There have been a number of instances recently in which major label artists have been judged harshly on their musicianship when the liner notes or, more likely, wikipedia, reveal that there were other writers on their records. Our favourite singer didn’t create this entire body of work in solitary confinement?! We’ve been had! Cheated! Scammed! The casual music fan might also be surprised to learn that not even Billie Holiday wrote her own songs, that neither did Frank Sinatra, or even Elvis, and that accusations of inadequate artistry come from a naive place. Singers – particularly in the pop world – have been working with songwriters for a long, long time. And just as designers work with pattern cutters and actors aren’t expected to write their own scripts, bringing together many minds and skills results in the kind of successes that likely wouldn’t and couldn’t have happened otherwise.
Charli XCX adopted her MSN screen name when she started writing music in her early teens. Fast forward to 20 and her career had well and truly moved from myspace to studio space, and, as well as a couple of her own mixtapes, she penned Icona Pop’s chart-topping single, I Love It. With her electro-bubblegum pop sound and killer hooks, at just 24 she has gone on to relocate from London to L.A. and write for the likes of Selena Gomez and Iggy Azalea. With her own record label, Vroom Vroom, and a forthcoming album produced by BloodPop, Stargate and PC Music stalwarts AG Cook and SOPHIE that is guaranteed to take over the world, Charli is without a doubt one of the most talented young popstars we’ve got.
But that’s not to say that she chooses to write alone. Knowing the importance and benefits of collaboration, Charli has found a special kind of teammate in 29-year-old Swedish artist and songwriter Noonie Bao. Aside from becoming best friends, together they’ve written a significant chunk of Charli’s discography and an impressive amount of music for others, including the new MØ single, Drum. Curious to hear their take on the great credits debate, we Skyped the dynamic duo on the day of the arguably more important first US presidential debate..

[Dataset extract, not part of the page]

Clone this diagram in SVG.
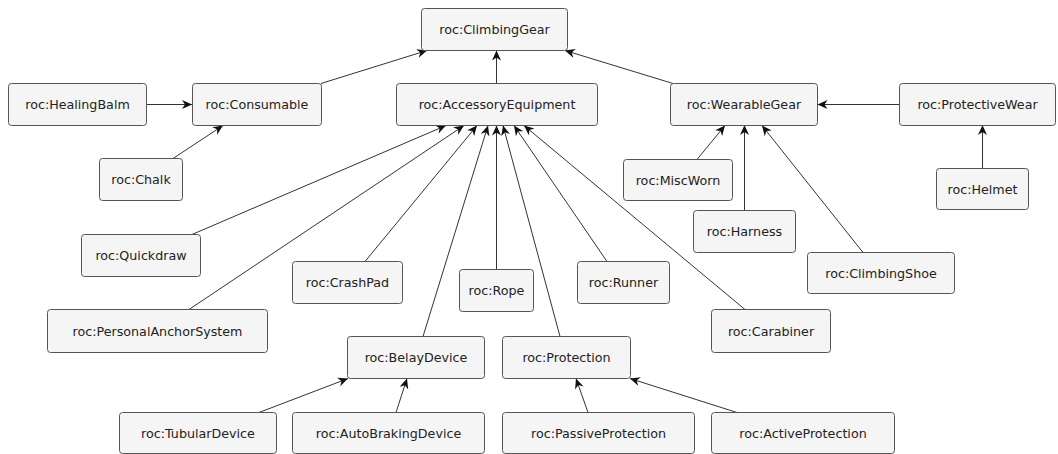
<svg xmlns="http://www.w3.org/2000/svg" width="1058" height="454" viewBox="0 0 1058 454">
<style>
.n rect{fill:#f5f5f5;stroke:#555;stroke-width:1}
.n text{font-family:"DejaVu Sans",sans-serif;font-size:12.7px;fill:#222;text-anchor:middle}
#edges line{stroke:#333;stroke-width:1;marker-end:url(#ah)}
</style>
<defs>
<marker id="ah" viewBox="-11 -5 12 10" refX="0" refY="0" markerWidth="12" markerHeight="10" markerUnits="userSpaceOnUse" orient="auto">
<path d="M0,0 L-10,-4.5 L-7,0 L-10,4.5 Z" fill="#111"/>
</marker>
</defs>
<rect width="1058" height="454" fill="#fff"/>
<g id="edges">
<line x1="321" y1="83.5" x2="427" y2="50.5"/>
<line x1="496.5" y1="83.5" x2="496.5" y2="50.5"/>
<line x1="673" y1="83.5" x2="565" y2="50.5"/>
<line x1="146.5" y1="104.5" x2="192" y2="104.5"/>
<line x1="173" y1="158.5" x2="223" y2="125.5"/>
<line x1="899" y1="104.5" x2="817.5" y2="104.5"/>
<line x1="982.5" y1="168.5" x2="982.5" y2="125"/>
<line x1="697" y1="159.5" x2="725" y2="125.5"/>
<line x1="744.5" y1="210.5" x2="744.5" y2="125"/>
<line x1="863" y1="252.5" x2="762" y2="125.5"/>
<line x1="192" y1="234.5" x2="446" y2="125.5"/>
<line x1="189" y1="309.5" x2="464" y2="125.5"/>
<line x1="365" y1="261.5" x2="477" y2="125.5"/>
<line x1="423" y1="336.5" x2="488" y2="125.5"/>
<line x1="496.5" y1="269.5" x2="496.5" y2="125.5"/>
<line x1="560" y1="336.5" x2="503" y2="125.5"/>
<line x1="607" y1="261.5" x2="514" y2="125.5"/>
<line x1="745" y1="309.5" x2="524" y2="125.5"/>
<line x1="259" y1="412.5" x2="348" y2="378.5"/>
<line x1="396" y1="412.5" x2="407" y2="378.5"/>
<line x1="588" y1="412.5" x2="576" y2="378.5"/>
<line x1="737" y1="412.5" x2="630" y2="378.5"/>
</g>
<g id="ClimbingGear" class="n"><rect x="421.5" y="8.5" width="146" height="42" rx="3"/><text x="494.5" y="34">roc:ClimbingGear</text></g>
<g id="HealingBalm" class="n"><rect x="8.5" y="83.5" width="138" height="42" rx="3"/><text x="77.5" y="109">roc:HealingBalm</text></g>
<g id="Consumable" class="n"><rect x="192.5" y="83.5" width="129" height="42" rx="3"/><text x="257" y="109">roc:Consumable</text></g>
<g id="AccessoryEquipment" class="n"><rect x="396.5" y="83.5" width="201" height="42" rx="3"/><text x="497" y="109">roc:AccessoryEquipment</text></g>
<g id="WearableGear" class="n"><rect x="670.5" y="83.5" width="147" height="42" rx="3"/><text x="744" y="109">roc:WearableGear</text></g>
<g id="ProtectiveWear" class="n"><rect x="899.5" y="83.5" width="156" height="42" rx="3"/><text x="977.5" y="109">roc:ProtectiveWear</text></g>
<g id="Chalk" class="n"><rect x="99.5" y="158.5" width="83" height="42" rx="3"/><text x="141" y="184">roc:Chalk</text></g>
<g id="MiscWorn" class="n"><rect x="623.5" y="159.5" width="109" height="41" rx="3"/><text x="678" y="184.5">roc:MiscWorn</text></g>
<g id="Helmet" class="n"><rect x="936.5" y="168.5" width="92" height="41" rx="3"/><text x="982.5" y="193.5">roc:Helmet</text></g>
<g id="Harness" class="n"><rect x="693.5" y="210.5" width="102" height="42" rx="3"/><text x="744.5" y="236">roc:Harness</text></g>
<g id="Quickdraw" class="n"><rect x="81.5" y="234.5" width="119" height="42" rx="3"/><text x="141" y="260">roc:Quickdraw</text></g>
<g id="ClimbingShoe" class="n"><rect x="807.5" y="252.5" width="147" height="41" rx="3"/><text x="881" y="277.5">roc:ClimbingShoe</text></g>
<g id="CrashPad" class="n"><rect x="292.5" y="261.5" width="110" height="42" rx="3"/><text x="347.5" y="287">roc:CrashPad</text></g>
<g id="Runner" class="n"><rect x="577.5" y="261.5" width="92" height="42" rx="3"/><text x="623.5" y="287">roc:Runner</text></g>
<g id="Rope" class="n"><rect x="459.5" y="269.5" width="74" height="42" rx="3"/><text x="496.5" y="295">roc:Rope</text></g>
<g id="PersonalAnchorSystem" class="n"><rect x="47.5" y="309.5" width="220" height="43" rx="3"/><text x="157.5" y="335.5">roc:PersonalAnchorSystem</text></g>
<g id="Carabiner" class="n"><rect x="711.5" y="309.5" width="119" height="43" rx="3"/><text x="771" y="335.5">roc:Carabiner</text></g>
<g id="BelayDevice" class="n"><rect x="347.5" y="336.5" width="137" height="42" rx="3"/><text x="416" y="362">roc:BelayDevice</text></g>
<g id="Protection" class="n"><rect x="502.5" y="336.5" width="128" height="42" rx="3"/><text x="566.5" y="362">roc:Protection</text></g>
<g id="TubularDevice" class="n"><rect x="119.5" y="412.5" width="157" height="41" rx="3"/><text x="198" y="437.5">roc:TubularDevice</text></g>
<g id="AutoBrakingDevice" class="n"><rect x="292.5" y="412.5" width="192" height="41" rx="3"/><text x="388.5" y="437.5">roc:AutoBrakingDevice</text></g>
<g id="PassiveProtection" class="n"><rect x="502.5" y="412.5" width="192" height="41" rx="3"/><text x="598.5" y="437.5">roc:PassiveProtection</text></g>
<g id="ActiveProtection" class="n"><rect x="711.5" y="412.5" width="183" height="41" rx="3"/><text x="803" y="437.5">roc:ActiveProtection</text></g>
</svg>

Hi you two. Let’s start at the beginning. How did you first meet?
Charli: We were both in London and someone had organised a session for us – I guess your publisher and my A&R – and neither of us really wanted to go.
Noonie: I was so tired.
Charli: And I was gonna cancel. At that point I wasn’t really down to work with new people. I felt like I’d established my group and I wasn’t sure about this new girl… and I think Noonie probably felt the same. But we went, had a really great session, and have worked together ever since! It was lucky, because we so nearly bailed on each other and might never have worked together.
What would you say the typical popstar/songwriter relationship is like?

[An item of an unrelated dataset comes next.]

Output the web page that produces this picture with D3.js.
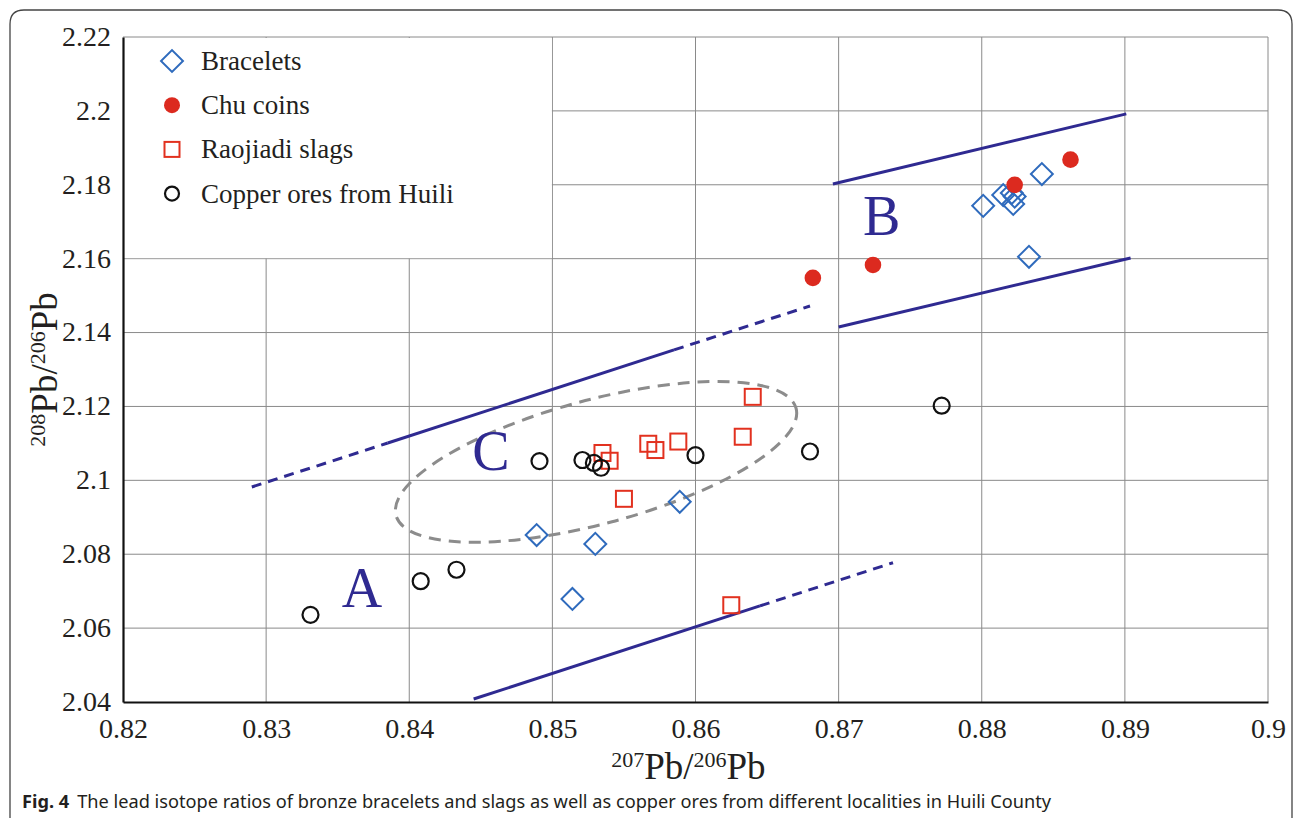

Charli: It depends because some popstars write a lot of stuff, and so their relationships are probably like ours. But I know of a lot of people who don’t write, but have frequent collaborators who play them songs and they see if it relates to their life… and if the artist feels a connection to it then maybe they’ll take the song. I think both ways work. We’ve definitely done it the other way when we’ve written for other artists, but Noonie, I think when you work with me or Carly Rae, it feels like you’re both writing; you’re not just pitching an idea, right?
Noonie: Yeah, exactly. I feel like so many pop stars are writing nowadays. Everyone is so good.

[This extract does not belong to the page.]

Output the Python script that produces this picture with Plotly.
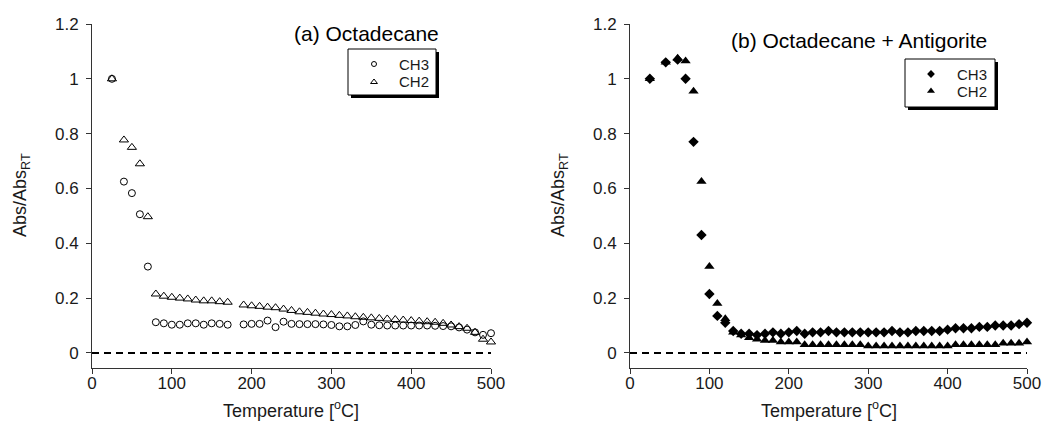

And what makes your working relationship so special?
Charli: Me and Noonie have worked together so much now that I actually think it must be quite intimidating for other people when we write together, because we’re so weird in the studio. Sometimes we just pace around the room. We know when to be in each other’s space and when not to be; we understand when the other person is having a moment. It can be quite intense.
Is writing together always easier than writing alone?
Charli: I love bouncing off someone else. It’s just more fun. Alone, there’s so much pressure and I always doubt myself.
When you’re writing for another artist, do you put as much of your own experience and emotions into it?
Charli: I don’t really put my emotions into my songs, which sounds terrible. In fact, one thing me and Noonie don’t do when writing is ask, ‘What’s happening in your life? Tell me what happened today?’
It’s never a counseling session.
Noonie: Whatever happens, happens. The words and melodies come naturally so you can’t really overthink things.
It’s probably just initially a bit of a shock when people discover that their favourite artists aren’t just sitting alone in their room writing hits straight into their diaries.
Charli: Exactly. When Beyonce or Rihanna sing something, no matter who’s written on the song, it comes from them and you apply to to their lives. When Rihanna sings Diamonds, I don’t care that Sia wrote it, because I believe in what Rihanna is singing, you know? And I think that’s the sign of a good popstar, that you don’t think about that shit, you just buy into it and believe it.
That makes a lot of sense. Back to you two now: how important is it to have a friendship outside of the studio when you’re working together so intensely and so often?
Charli: The thing is, it never really feels like work. We’re still really fucking unprofessional. For a while we were living together too. Noonie got this place a couple of weeks ago but before then we were both living at mine. Being a musician and a songwriter isn’t like going to work. Sometimes we just decide to do nothing that day but get to 11pm and start writing something for fun.